#### [Exercise brief]
Copy out the whole listing exactly as written, leaving the pictures behind.

──────────────────────────────

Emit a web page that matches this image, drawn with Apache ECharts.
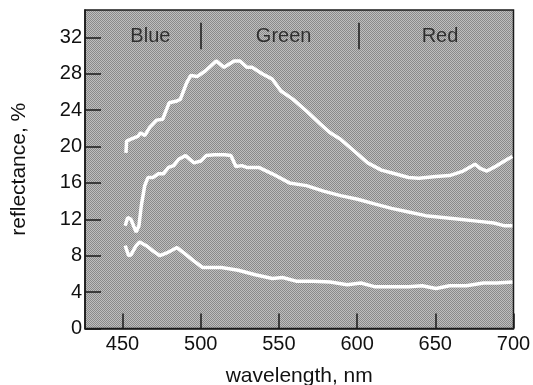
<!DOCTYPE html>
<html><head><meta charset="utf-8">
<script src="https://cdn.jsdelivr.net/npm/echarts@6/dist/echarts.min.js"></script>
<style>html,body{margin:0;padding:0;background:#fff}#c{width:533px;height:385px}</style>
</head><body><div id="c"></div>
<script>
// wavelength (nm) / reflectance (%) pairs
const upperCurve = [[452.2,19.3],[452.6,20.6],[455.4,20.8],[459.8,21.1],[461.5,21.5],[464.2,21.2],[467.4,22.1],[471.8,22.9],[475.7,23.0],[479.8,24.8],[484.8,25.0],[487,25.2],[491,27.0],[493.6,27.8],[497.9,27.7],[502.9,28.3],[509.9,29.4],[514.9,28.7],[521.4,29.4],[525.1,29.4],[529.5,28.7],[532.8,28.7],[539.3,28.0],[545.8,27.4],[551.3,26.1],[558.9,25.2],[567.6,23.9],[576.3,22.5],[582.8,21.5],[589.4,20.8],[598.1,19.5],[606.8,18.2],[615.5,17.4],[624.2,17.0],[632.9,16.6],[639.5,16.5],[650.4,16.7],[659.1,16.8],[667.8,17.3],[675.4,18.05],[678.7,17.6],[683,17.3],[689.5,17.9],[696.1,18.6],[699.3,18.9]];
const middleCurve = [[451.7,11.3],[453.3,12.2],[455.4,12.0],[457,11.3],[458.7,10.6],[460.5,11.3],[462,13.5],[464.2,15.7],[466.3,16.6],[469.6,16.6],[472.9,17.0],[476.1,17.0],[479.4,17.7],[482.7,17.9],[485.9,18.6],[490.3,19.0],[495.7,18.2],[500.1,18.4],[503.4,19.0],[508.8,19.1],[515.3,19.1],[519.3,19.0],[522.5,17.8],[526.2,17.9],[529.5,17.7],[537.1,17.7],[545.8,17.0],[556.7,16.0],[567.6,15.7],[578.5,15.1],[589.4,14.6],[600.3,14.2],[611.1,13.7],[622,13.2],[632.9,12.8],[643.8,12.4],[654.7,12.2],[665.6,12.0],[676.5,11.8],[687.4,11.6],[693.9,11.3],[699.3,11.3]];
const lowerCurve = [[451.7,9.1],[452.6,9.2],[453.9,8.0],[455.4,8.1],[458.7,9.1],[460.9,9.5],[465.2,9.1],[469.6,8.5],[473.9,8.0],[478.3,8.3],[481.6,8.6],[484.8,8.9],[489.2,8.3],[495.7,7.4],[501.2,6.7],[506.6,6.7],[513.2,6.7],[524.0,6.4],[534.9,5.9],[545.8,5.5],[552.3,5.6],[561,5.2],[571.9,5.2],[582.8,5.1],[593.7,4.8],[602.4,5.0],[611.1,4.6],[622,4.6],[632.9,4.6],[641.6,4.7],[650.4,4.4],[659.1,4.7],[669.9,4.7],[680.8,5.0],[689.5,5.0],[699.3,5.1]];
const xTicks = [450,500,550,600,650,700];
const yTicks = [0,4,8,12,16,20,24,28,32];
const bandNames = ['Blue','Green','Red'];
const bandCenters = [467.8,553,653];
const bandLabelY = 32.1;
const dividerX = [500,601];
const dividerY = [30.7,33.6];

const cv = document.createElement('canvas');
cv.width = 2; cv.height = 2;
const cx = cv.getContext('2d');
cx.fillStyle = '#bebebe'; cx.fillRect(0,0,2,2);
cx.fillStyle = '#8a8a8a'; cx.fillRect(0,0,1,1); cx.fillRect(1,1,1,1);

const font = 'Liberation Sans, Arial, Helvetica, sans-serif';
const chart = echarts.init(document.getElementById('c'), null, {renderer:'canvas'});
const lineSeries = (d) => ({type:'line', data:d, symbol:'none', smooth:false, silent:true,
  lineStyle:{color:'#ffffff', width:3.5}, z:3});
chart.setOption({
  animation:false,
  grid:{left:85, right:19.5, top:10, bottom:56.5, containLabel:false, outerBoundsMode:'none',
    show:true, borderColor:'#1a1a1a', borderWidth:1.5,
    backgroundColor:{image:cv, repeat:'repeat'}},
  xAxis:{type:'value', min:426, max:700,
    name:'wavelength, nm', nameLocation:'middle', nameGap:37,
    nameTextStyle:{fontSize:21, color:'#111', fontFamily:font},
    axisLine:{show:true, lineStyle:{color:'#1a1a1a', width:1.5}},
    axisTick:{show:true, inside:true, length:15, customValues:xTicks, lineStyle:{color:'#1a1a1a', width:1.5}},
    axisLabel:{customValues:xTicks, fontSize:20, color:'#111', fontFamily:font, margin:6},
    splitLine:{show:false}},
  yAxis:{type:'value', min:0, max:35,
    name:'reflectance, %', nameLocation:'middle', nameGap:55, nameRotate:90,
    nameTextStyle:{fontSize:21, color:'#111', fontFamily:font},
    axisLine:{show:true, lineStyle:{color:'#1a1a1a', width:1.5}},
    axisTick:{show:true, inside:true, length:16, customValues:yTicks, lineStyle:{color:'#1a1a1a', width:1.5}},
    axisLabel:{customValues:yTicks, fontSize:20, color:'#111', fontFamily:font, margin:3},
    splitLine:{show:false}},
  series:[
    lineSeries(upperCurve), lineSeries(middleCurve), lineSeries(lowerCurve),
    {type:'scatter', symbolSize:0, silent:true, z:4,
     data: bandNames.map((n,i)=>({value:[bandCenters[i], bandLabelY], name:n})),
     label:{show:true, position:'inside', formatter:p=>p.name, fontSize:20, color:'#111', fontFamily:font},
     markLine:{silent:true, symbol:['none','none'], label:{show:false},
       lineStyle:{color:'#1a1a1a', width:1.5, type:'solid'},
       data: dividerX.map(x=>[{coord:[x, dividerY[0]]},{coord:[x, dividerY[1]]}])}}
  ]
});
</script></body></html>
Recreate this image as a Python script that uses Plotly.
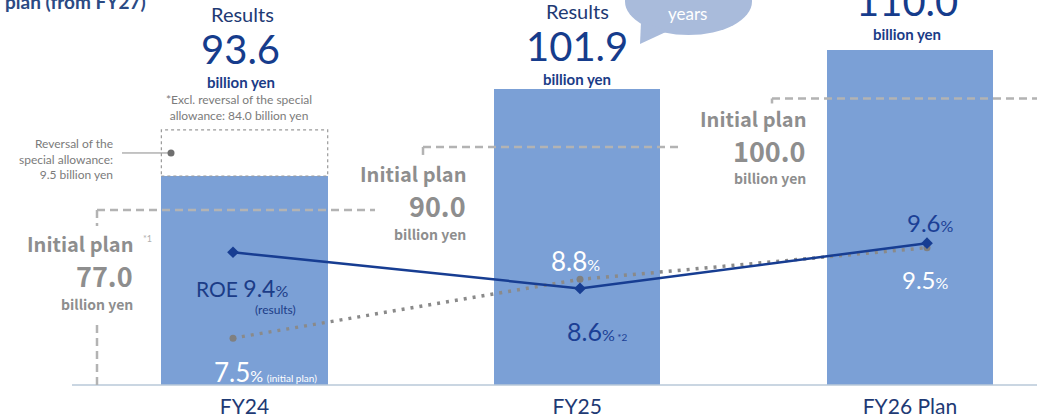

──────────────────────────────

#### [Response to the task]
Emit a web page that matches this image, drawn with Apache ECharts.
<!DOCTYPE html>
<html><head><meta charset="utf-8">
<script src="https://cdn.jsdelivr.net/npm/echarts@6/dist/echarts.min.js"></script>
<style>html,body{margin:0;padding:0;background:#fff}#c{width:533px;height:385px}</style>
</head><body><div id="c"></div>
<script>
// wavelength (nm) / reflectance (%) pairs
const upperCurve = [[452.2,19.3],[452.6,20.6],[455.4,20.8],[459.8,21.1],[461.5,21.5],[464.2,21.2],[467.4,22.1],[471.8,22.9],[475.7,23.0],[479.8,24.8],[484.8,25.0],[487,25.2],[491,27.0],[493.6,27.8],[497.9,27.7],[502.9,28.3],[509.9,29.4],[514.9,28.7],[521.4,29.4],[525.1,29.4],[529.5,28.7],[532.8,28.7],[539.3,28.0],[545.8,27.4],[551.3,26.1],[558.9,25.2],[567.6,23.9],[576.3,22.5],[582.8,21.5],[589.4,20.8],[598.1,19.5],[606.8,18.2],[615.5,17.4],[624.2,17.0],[632.9,16.6],[639.5,16.5],[650.4,16.7],[659.1,16.8],[667.8,17.3],[675.4,18.05],[678.7,17.6],[683,17.3],[689.5,17.9],[696.1,18.6],[699.3,18.9]];
const middleCurve = [[451.7,11.3],[453.3,12.2],[455.4,12.0],[457,11.3],[458.7,10.6],[460.5,11.3],[462,13.5],[464.2,15.7],[466.3,16.6],[469.6,16.6],[472.9,17.0],[476.1,17.0],[479.4,17.7],[482.7,17.9],[485.9,18.6],[490.3,19.0],[495.7,18.2],[500.1,18.4],[503.4,19.0],[508.8,19.1],[515.3,19.1],[519.3,19.0],[522.5,17.8],[526.2,17.9],[529.5,17.7],[537.1,17.7],[545.8,17.0],[556.7,16.0],[567.6,15.7],[578.5,15.1],[589.4,14.6],[600.3,14.2],[611.1,13.7],[622,13.2],[632.9,12.8],[643.8,12.4],[654.7,12.2],[665.6,12.0],[676.5,11.8],[687.4,11.6],[693.9,11.3],[699.3,11.3]];
const lowerCurve = [[451.7,9.1],[452.6,9.2],[453.9,8.0],[455.4,8.1],[458.7,9.1],[460.9,9.5],[465.2,9.1],[469.6,8.5],[473.9,8.0],[478.3,8.3],[481.6,8.6],[484.8,8.9],[489.2,8.3],[495.7,7.4],[501.2,6.7],[506.6,6.7],[513.2,6.7],[524.0,6.4],[534.9,5.9],[545.8,5.5],[552.3,5.6],[561,5.2],[571.9,5.2],[582.8,5.1],[593.7,4.8],[602.4,5.0],[611.1,4.6],[622,4.6],[632.9,4.6],[641.6,4.7],[650.4,4.4],[659.1,4.7],[669.9,4.7],[680.8,5.0],[689.5,5.0],[699.3,5.1]];
const xTicks = [450,500,550,600,650,700];
const yTicks = [0,4,8,12,16,20,24,28,32];
const bandNames = ['Blue','Green','Red'];
const bandCenters = [467.8,553,653];
const bandLabelY = 32.1;
const dividerX = [500,601];
const dividerY = [30.7,33.6];

const cv = document.createElement('canvas');
cv.width = 2; cv.height = 2;
const cx = cv.getContext('2d');
cx.fillStyle = '#bebebe'; cx.fillRect(0,0,2,2);
cx.fillStyle = '#8a8a8a'; cx.fillRect(0,0,1,1); cx.fillRect(1,1,1,1);

const font = 'Liberation Sans, Arial, Helvetica, sans-serif';
const chart = echarts.init(document.getElementById('c'), null, {renderer:'canvas'});
const lineSeries = (d) => ({type:'line', data:d, symbol:'none', smooth:false, silent:true,
  lineStyle:{color:'#ffffff', width:3.5}, z:3});
chart.setOption({
  animation:false,
  grid:{left:85, right:19.5, top:10, bottom:56.5, containLabel:false, outerBoundsMode:'none',
    show:true, borderColor:'#1a1a1a', borderWidth:1.5,
    backgroundColor:{image:cv, repeat:'repeat'}},
  xAxis:{type:'value', min:426, max:700,
    name:'wavelength, nm', nameLocation:'middle', nameGap:37,
    nameTextStyle:{fontSize:21, color:'#111', fontFamily:font},
    axisLine:{show:true, lineStyle:{color:'#1a1a1a', width:1.5}},
    axisTick:{show:true, inside:true, length:15, customValues:xTicks, lineStyle:{color:'#1a1a1a', width:1.5}},
    axisLabel:{customValues:xTicks, fontSize:20, color:'#111', fontFamily:font, margin:6},
    splitLine:{show:false}},
  yAxis:{type:'value', min:0, max:35,
    name:'reflectance, %', nameLocation:'middle', nameGap:55, nameRotate:90,
    nameTextStyle:{fontSize:21, color:'#111', fontFamily:font},
    axisLine:{show:true, lineStyle:{color:'#1a1a1a', width:1.5}},
    axisTick:{show:true, inside:true, length:16, customValues:yTicks, lineStyle:{color:'#1a1a1a', width:1.5}},
    axisLabel:{customValues:yTicks, fontSize:20, color:'#111', fontFamily:font, margin:3},
    splitLine:{show:false}},
  series:[
    lineSeries(upperCurve), lineSeries(middleCurve), lineSeries(lowerCurve),
    {type:'scatter', symbolSize:0, silent:true, z:4,
     data: bandNames.map((n,i)=>({value:[bandCenters[i], bandLabelY], name:n})),
     label:{show:true, position:'inside', formatter:p=>p.name, fontSize:20, color:'#111', fontFamily:font},
     markLine:{silent:true, symbol:['none','none'], label:{show:false},
       lineStyle:{color:'#1a1a1a', width:1.5, type:'solid'},
       data: dividerX.map(x=>[{coord:[x, dividerY[0]]},{coord:[x, dividerY[1]]}])}}
  ]
});
</script></body></html>
Recreate this image as a Python script that uses Plotly.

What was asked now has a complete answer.